▶ _WHAT YOU SHOULD DO_
From the listing below, extract each line containing the string "this".

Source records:
________________

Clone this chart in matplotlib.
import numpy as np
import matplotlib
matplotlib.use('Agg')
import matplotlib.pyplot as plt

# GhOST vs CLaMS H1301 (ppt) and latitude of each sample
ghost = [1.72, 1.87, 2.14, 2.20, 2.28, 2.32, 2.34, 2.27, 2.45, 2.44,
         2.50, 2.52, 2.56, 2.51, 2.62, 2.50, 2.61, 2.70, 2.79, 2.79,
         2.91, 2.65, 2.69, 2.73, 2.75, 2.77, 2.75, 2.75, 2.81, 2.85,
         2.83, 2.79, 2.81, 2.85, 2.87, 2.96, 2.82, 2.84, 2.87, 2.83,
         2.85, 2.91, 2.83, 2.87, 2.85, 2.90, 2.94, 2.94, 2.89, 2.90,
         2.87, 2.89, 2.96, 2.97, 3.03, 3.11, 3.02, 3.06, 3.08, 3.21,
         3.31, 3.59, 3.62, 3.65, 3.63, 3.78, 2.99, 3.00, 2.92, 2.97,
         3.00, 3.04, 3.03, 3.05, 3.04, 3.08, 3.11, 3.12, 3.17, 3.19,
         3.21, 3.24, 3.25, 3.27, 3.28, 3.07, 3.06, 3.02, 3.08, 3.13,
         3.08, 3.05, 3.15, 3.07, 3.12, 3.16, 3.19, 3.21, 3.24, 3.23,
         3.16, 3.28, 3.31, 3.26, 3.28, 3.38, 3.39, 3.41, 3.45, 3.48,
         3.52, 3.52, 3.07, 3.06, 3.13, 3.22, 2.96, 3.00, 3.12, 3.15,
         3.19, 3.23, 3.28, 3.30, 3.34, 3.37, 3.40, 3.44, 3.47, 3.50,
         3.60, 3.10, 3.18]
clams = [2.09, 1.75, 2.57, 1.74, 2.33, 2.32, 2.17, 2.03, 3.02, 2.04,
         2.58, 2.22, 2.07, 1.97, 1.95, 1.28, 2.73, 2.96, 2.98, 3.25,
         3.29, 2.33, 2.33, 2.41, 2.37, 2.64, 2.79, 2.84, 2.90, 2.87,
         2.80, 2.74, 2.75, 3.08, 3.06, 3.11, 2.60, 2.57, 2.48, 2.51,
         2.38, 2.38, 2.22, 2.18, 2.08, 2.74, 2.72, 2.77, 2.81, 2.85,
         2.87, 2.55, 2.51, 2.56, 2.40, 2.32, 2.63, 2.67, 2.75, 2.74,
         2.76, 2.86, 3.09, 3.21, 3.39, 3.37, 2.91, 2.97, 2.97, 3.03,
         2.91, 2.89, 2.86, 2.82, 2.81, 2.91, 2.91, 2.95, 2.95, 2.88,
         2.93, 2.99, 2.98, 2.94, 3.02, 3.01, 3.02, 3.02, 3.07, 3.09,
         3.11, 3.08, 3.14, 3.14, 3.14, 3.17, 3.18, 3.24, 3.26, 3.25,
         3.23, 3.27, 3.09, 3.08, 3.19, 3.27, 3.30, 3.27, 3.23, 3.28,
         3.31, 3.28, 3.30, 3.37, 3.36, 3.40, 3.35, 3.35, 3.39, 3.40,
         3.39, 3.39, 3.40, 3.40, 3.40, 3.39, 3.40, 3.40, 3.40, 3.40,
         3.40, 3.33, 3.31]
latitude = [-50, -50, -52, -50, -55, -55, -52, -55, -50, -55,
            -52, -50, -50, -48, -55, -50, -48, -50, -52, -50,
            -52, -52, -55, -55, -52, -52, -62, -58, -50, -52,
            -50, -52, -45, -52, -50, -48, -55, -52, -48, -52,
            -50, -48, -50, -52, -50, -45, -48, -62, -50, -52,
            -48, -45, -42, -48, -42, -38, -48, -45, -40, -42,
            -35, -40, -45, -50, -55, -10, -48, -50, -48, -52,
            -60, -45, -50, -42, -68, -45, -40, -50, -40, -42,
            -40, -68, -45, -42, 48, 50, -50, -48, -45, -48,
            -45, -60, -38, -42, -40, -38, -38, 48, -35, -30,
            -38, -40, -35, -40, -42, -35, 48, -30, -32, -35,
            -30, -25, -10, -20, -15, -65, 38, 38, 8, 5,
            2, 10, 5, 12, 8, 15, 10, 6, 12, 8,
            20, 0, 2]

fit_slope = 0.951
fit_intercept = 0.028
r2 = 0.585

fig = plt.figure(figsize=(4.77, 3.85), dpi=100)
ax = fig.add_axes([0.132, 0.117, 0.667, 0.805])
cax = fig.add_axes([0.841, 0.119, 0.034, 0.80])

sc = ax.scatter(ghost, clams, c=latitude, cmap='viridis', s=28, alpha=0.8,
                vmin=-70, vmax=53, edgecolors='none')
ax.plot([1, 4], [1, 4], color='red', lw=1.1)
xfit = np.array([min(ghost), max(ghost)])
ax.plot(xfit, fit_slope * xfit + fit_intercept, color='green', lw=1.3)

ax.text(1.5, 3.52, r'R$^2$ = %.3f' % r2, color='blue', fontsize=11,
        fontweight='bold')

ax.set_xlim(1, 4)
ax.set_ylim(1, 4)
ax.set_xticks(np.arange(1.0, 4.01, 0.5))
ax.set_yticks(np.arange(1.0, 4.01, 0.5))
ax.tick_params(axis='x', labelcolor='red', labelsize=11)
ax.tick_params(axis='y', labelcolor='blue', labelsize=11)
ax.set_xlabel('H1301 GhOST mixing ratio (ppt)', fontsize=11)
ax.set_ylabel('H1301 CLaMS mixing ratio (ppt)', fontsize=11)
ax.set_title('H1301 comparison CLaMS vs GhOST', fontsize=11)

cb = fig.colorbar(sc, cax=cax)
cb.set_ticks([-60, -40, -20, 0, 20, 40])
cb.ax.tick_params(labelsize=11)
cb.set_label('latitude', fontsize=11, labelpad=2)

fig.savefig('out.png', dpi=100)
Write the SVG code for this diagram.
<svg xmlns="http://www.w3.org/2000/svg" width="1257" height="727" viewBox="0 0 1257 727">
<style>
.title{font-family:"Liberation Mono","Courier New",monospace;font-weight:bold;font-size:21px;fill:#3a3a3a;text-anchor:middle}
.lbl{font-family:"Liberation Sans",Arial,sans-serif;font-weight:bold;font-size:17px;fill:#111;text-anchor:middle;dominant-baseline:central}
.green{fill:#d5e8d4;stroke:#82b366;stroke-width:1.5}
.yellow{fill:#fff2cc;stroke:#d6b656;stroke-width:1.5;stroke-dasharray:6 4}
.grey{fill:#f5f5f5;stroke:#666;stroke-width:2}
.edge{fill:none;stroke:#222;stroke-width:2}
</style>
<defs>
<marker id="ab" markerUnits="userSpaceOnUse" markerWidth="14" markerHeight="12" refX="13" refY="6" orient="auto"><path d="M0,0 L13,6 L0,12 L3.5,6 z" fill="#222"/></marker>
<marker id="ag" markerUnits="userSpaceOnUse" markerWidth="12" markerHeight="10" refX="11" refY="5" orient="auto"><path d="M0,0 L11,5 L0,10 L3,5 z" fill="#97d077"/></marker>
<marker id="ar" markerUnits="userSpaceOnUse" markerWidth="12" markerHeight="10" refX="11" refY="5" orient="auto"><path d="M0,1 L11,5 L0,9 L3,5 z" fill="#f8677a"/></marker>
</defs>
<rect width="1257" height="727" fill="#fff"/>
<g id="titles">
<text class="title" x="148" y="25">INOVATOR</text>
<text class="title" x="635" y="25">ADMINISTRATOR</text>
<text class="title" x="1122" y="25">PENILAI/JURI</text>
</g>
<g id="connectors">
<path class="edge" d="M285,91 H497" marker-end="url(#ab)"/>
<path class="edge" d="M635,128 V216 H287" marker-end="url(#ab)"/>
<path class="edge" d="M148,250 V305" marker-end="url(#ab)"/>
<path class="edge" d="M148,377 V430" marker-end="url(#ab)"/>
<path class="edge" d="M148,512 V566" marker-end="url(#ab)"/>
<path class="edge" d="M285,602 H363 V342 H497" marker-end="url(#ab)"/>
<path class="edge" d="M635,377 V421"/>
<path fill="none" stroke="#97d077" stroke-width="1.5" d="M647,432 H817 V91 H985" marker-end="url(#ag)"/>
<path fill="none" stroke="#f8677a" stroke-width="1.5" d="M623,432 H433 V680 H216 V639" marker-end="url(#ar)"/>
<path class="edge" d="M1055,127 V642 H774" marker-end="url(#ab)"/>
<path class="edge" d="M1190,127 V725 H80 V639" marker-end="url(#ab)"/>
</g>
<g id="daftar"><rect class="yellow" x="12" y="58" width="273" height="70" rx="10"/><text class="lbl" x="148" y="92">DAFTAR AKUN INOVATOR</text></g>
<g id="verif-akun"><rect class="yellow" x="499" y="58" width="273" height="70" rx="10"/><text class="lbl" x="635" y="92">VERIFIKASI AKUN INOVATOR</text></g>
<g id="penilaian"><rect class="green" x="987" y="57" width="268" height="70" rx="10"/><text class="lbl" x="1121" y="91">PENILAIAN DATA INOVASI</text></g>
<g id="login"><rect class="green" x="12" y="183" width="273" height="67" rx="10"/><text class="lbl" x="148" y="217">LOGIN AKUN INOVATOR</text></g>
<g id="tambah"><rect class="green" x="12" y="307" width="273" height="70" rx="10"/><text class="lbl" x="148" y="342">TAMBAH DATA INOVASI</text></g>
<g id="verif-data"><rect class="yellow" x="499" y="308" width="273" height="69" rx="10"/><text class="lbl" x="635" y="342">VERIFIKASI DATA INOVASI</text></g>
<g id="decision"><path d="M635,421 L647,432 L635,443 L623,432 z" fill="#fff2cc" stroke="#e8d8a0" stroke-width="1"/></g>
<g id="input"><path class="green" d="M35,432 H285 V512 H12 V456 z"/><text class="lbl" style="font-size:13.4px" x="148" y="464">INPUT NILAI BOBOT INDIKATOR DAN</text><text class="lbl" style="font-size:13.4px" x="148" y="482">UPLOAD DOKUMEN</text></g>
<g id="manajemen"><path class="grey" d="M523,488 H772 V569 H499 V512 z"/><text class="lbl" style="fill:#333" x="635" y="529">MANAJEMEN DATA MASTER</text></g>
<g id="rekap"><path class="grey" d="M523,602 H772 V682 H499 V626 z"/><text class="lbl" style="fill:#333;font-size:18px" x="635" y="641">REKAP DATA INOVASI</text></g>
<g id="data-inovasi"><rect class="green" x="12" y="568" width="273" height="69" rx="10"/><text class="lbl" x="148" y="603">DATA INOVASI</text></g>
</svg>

________________

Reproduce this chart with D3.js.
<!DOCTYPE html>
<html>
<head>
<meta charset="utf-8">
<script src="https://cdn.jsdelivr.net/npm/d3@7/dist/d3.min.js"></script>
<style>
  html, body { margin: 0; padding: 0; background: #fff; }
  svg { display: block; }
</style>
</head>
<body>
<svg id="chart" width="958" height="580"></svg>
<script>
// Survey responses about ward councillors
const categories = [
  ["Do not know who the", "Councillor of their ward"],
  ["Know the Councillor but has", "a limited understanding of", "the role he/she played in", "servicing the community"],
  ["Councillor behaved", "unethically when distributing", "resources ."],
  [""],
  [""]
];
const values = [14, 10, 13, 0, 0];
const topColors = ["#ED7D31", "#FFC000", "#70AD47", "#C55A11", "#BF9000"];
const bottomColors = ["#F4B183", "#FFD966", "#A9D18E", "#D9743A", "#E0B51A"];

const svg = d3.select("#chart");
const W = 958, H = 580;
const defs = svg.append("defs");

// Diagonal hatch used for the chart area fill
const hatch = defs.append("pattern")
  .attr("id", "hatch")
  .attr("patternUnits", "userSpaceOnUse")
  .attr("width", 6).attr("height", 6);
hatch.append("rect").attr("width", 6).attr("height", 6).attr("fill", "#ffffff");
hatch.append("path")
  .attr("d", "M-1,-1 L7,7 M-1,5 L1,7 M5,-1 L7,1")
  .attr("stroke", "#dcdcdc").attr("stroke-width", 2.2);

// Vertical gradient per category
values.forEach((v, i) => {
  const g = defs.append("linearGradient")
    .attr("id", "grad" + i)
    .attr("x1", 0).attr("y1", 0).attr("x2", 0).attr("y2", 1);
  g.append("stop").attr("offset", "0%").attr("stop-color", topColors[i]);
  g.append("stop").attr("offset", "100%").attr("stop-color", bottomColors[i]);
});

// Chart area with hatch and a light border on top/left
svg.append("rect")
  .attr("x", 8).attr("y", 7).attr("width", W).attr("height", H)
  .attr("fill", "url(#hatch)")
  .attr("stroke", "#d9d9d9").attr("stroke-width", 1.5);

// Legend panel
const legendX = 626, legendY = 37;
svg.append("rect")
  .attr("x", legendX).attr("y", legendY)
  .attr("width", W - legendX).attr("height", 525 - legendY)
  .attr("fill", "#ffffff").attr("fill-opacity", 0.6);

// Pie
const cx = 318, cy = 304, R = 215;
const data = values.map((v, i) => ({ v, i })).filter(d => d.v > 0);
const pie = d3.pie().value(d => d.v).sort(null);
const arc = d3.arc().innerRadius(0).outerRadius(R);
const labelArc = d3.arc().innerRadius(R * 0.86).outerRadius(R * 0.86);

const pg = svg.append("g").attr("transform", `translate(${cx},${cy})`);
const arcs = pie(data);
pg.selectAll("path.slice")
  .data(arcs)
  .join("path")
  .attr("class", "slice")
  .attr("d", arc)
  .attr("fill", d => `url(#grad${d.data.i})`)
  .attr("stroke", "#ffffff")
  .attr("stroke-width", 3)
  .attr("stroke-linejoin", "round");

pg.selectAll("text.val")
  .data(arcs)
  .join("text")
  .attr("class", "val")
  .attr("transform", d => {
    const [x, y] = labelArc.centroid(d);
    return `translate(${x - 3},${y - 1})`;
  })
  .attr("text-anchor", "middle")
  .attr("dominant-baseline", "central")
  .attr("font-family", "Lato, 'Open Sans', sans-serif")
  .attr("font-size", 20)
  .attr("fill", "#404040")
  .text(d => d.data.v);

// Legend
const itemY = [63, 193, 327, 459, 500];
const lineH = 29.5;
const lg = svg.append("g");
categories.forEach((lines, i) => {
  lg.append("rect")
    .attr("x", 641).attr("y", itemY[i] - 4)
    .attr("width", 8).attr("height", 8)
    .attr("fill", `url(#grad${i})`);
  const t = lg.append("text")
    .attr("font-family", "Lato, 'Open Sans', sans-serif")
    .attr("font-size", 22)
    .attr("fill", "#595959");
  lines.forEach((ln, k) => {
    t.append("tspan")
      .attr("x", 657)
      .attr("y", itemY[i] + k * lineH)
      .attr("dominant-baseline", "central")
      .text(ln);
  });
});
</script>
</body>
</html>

________________

▶ _RIGHT ANSWER_
Clone this chart in matplotlib.
Write the SVG code for this diagram.
Reproduce this chart with D3.js.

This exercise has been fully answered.